_Directions for this task:_ Retype, exactly as written, every line from the one containing "Clone this chart in D3.js." down to the one containing "8).attr('height', 4).attr('fill', '#ccffcc');", including both, and nothing else.

_Input records:_
══════════

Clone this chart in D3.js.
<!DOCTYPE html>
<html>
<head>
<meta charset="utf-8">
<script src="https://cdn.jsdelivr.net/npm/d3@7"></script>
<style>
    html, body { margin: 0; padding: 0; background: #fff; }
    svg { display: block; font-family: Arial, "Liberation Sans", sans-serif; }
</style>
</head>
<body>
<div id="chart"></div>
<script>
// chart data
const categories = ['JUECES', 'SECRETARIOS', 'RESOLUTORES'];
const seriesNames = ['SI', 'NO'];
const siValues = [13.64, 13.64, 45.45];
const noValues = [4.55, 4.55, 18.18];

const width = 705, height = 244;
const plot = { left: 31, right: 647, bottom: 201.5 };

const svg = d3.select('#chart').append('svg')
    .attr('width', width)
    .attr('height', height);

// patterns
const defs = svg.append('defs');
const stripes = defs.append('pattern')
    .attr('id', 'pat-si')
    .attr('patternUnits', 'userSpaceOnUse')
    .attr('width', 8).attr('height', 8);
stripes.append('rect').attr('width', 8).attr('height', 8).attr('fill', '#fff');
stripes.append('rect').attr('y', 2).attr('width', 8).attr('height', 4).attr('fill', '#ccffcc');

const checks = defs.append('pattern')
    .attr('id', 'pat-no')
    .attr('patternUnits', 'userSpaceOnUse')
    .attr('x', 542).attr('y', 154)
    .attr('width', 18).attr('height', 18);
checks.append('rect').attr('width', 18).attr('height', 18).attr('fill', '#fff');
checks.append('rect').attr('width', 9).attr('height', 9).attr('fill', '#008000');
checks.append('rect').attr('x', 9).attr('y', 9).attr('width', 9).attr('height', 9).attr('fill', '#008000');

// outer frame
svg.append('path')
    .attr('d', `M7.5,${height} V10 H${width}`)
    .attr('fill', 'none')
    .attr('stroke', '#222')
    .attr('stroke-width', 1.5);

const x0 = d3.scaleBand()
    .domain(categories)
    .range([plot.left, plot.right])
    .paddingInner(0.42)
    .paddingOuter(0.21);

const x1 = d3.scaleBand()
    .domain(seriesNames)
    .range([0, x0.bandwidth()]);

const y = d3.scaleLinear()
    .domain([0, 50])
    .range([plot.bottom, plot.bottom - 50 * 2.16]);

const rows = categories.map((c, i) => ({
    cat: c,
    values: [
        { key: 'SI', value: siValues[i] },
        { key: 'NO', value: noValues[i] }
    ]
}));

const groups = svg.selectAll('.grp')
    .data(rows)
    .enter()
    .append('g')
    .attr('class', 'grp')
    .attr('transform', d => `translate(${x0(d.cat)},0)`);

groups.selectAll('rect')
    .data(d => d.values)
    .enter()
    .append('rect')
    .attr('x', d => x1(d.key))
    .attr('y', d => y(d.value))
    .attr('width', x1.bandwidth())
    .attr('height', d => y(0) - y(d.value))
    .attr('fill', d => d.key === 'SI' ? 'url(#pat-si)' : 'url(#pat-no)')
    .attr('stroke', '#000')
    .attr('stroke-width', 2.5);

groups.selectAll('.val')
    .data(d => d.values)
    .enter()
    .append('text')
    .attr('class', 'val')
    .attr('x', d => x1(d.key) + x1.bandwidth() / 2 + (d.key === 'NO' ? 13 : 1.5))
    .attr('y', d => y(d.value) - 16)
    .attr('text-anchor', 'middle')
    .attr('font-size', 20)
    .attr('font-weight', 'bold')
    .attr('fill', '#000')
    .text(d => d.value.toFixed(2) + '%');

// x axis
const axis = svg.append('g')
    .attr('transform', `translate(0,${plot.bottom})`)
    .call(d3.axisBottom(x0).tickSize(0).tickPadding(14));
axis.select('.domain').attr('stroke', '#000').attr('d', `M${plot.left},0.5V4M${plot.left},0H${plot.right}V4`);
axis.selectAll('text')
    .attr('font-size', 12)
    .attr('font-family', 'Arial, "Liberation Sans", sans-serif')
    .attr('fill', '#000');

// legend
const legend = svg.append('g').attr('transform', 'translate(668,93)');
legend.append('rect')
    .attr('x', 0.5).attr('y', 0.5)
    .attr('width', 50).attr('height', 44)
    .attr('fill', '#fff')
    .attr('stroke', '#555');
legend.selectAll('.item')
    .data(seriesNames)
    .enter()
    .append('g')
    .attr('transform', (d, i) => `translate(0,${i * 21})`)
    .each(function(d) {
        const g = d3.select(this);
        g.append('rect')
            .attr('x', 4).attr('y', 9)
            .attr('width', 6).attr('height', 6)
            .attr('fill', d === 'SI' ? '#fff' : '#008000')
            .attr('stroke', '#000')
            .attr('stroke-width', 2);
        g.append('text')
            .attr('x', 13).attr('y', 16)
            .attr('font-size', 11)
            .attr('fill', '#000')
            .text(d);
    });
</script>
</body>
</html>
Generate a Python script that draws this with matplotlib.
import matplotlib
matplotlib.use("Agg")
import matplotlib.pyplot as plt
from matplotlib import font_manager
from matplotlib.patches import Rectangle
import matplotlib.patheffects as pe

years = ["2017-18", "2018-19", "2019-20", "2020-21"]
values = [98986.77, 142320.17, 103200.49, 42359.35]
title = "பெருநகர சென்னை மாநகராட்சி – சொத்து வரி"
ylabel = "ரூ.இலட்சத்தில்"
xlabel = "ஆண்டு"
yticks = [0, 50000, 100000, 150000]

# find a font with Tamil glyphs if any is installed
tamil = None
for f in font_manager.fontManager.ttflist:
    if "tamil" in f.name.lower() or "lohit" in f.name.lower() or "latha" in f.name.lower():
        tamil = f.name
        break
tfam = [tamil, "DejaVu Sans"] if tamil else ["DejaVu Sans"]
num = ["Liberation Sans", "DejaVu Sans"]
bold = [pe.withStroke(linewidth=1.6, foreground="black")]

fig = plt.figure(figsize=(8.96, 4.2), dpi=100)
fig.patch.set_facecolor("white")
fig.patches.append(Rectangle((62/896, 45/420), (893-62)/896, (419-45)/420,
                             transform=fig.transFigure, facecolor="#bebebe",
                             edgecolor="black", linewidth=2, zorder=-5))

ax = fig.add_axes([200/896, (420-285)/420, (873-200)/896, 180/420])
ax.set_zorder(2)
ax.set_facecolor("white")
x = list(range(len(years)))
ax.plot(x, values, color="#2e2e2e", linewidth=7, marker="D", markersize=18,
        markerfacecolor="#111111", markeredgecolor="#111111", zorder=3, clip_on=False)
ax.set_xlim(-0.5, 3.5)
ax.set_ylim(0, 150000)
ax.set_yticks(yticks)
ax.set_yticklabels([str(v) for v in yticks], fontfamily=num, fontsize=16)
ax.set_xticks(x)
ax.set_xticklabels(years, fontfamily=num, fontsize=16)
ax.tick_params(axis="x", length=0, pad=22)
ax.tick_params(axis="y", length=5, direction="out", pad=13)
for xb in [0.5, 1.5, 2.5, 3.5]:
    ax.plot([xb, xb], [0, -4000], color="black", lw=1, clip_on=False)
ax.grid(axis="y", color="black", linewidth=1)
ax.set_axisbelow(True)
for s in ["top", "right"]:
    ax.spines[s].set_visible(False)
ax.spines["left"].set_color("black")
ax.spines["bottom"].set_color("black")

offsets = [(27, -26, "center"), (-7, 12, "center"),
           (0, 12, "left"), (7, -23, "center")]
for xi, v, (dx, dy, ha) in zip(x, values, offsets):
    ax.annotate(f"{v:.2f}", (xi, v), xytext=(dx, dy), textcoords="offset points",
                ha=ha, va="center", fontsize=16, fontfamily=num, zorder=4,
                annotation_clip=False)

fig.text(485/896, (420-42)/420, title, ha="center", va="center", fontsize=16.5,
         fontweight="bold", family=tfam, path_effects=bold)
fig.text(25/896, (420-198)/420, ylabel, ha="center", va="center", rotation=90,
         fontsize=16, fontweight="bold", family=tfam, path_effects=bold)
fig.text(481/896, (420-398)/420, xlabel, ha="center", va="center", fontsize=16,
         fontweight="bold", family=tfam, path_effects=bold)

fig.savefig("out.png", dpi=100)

══════════

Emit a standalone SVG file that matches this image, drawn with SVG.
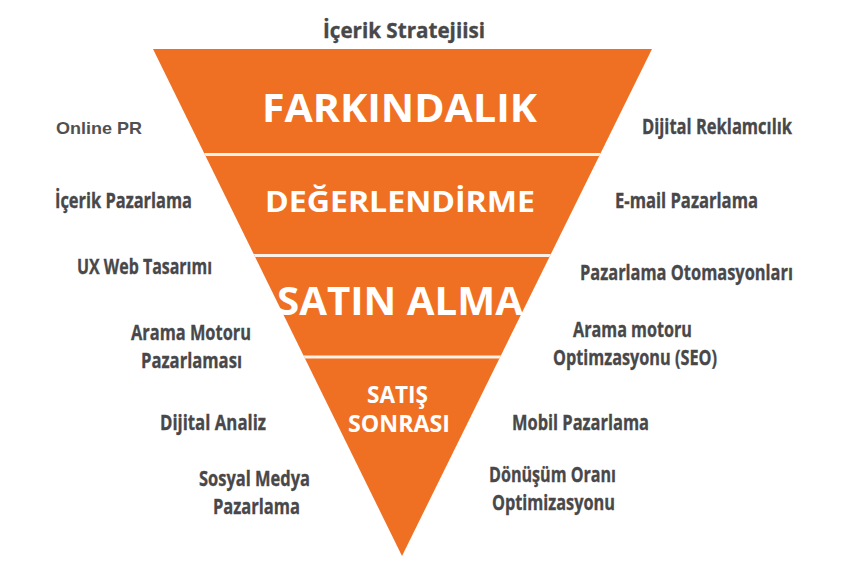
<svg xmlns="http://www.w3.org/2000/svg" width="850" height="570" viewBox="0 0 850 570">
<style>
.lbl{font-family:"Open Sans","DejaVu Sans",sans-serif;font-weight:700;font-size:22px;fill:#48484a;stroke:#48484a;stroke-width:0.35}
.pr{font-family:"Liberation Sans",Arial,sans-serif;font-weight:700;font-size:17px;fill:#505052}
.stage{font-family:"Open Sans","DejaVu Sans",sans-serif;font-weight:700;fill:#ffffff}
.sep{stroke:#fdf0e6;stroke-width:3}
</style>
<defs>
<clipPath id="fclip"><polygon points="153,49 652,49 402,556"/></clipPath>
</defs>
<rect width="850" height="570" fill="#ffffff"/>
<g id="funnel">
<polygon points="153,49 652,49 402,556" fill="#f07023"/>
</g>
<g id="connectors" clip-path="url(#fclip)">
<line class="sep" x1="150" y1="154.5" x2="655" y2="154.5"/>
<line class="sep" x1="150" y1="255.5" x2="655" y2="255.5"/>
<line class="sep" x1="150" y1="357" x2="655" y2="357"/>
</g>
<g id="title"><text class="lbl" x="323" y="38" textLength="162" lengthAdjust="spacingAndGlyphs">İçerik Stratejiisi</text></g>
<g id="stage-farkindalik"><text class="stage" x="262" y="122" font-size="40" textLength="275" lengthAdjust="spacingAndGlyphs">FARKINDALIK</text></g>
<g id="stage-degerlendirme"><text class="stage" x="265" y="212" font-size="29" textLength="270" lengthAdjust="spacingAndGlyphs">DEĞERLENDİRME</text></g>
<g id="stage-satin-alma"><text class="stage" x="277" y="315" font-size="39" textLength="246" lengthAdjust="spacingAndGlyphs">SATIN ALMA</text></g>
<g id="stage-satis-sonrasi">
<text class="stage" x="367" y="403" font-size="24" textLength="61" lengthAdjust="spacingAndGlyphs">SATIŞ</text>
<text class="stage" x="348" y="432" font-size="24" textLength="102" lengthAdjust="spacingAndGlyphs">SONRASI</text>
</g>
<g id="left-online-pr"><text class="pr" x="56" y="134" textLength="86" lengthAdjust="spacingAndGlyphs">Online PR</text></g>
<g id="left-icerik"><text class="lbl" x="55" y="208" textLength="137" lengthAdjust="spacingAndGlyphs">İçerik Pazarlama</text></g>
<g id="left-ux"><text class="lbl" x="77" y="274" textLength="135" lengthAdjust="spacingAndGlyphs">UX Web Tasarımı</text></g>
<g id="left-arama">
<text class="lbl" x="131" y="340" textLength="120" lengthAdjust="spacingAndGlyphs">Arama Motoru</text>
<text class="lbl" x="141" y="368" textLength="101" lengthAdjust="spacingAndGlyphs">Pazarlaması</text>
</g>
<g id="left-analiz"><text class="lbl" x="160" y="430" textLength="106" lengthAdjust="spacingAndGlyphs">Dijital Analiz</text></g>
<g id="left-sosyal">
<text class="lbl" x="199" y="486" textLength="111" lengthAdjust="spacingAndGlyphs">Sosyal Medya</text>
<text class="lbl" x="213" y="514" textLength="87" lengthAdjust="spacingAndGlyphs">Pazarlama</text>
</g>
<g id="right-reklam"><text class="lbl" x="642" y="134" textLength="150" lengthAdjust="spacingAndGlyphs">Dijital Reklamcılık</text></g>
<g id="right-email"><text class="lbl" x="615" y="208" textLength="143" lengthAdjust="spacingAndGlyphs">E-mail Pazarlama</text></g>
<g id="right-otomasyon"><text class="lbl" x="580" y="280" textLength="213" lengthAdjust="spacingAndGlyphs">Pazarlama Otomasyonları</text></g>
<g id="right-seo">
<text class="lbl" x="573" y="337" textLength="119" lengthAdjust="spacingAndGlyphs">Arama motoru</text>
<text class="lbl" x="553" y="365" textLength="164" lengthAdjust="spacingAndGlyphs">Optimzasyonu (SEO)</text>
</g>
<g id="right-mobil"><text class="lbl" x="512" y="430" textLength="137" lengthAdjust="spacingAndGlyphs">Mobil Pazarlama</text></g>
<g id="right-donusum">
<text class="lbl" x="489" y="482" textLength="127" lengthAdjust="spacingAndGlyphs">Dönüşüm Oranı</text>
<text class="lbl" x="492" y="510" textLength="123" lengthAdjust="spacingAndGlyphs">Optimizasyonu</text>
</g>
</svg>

══════════

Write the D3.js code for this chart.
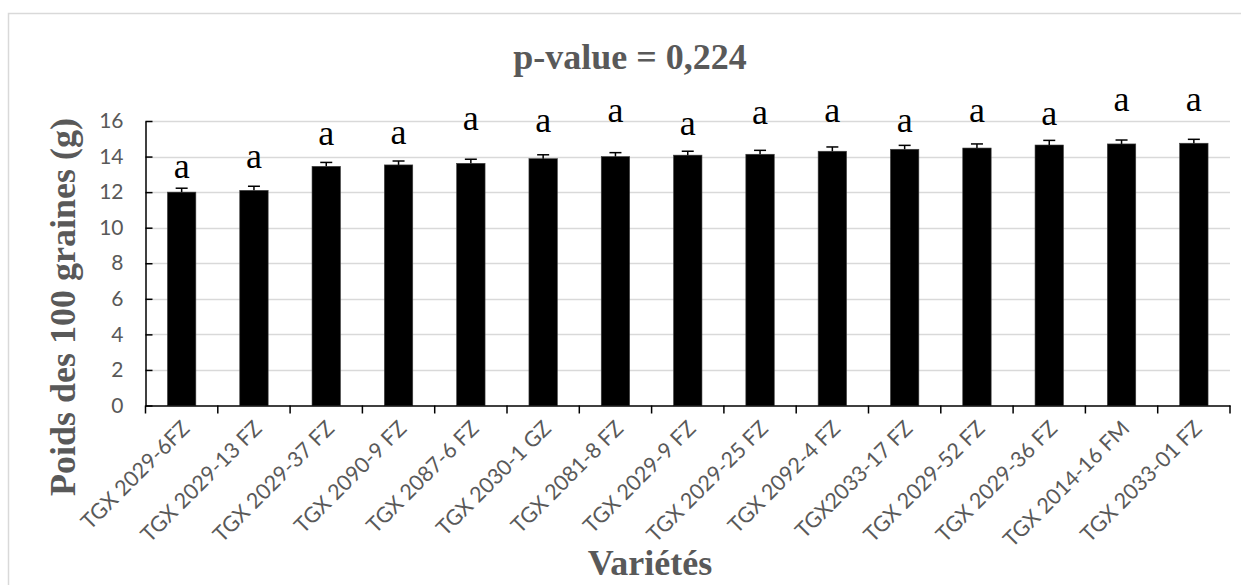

══════════

_Answer to this task:_
Clone this chart in D3.js.
<!DOCTYPE html>
<html>
<head>
<meta charset="utf-8">
<script src="https://cdn.jsdelivr.net/npm/d3@7"></script>
<style>
    html, body { margin: 0; padding: 0; background: #fff; }
    svg { display: block; font-family: Arial, "Liberation Sans", sans-serif; }
</style>
</head>
<body>
<div id="chart"></div>
<script>
// chart data
const categories = ['JUECES', 'SECRETARIOS', 'RESOLUTORES'];
const seriesNames = ['SI', 'NO'];
const siValues = [13.64, 13.64, 45.45];
const noValues = [4.55, 4.55, 18.18];

const width = 705, height = 244;
const plot = { left: 31, right: 647, bottom: 201.5 };

const svg = d3.select('#chart').append('svg')
    .attr('width', width)
    .attr('height', height);

// patterns
const defs = svg.append('defs');
const stripes = defs.append('pattern')
    .attr('id', 'pat-si')
    .attr('patternUnits', 'userSpaceOnUse')
    .attr('width', 8).attr('height', 8);
stripes.append('rect').attr('width', 8).attr('height', 8).attr('fill', '#fff');
stripes.append('rect').attr('y', 2).attr('width', 8).attr('height', 4).attr('fill', '#ccffcc');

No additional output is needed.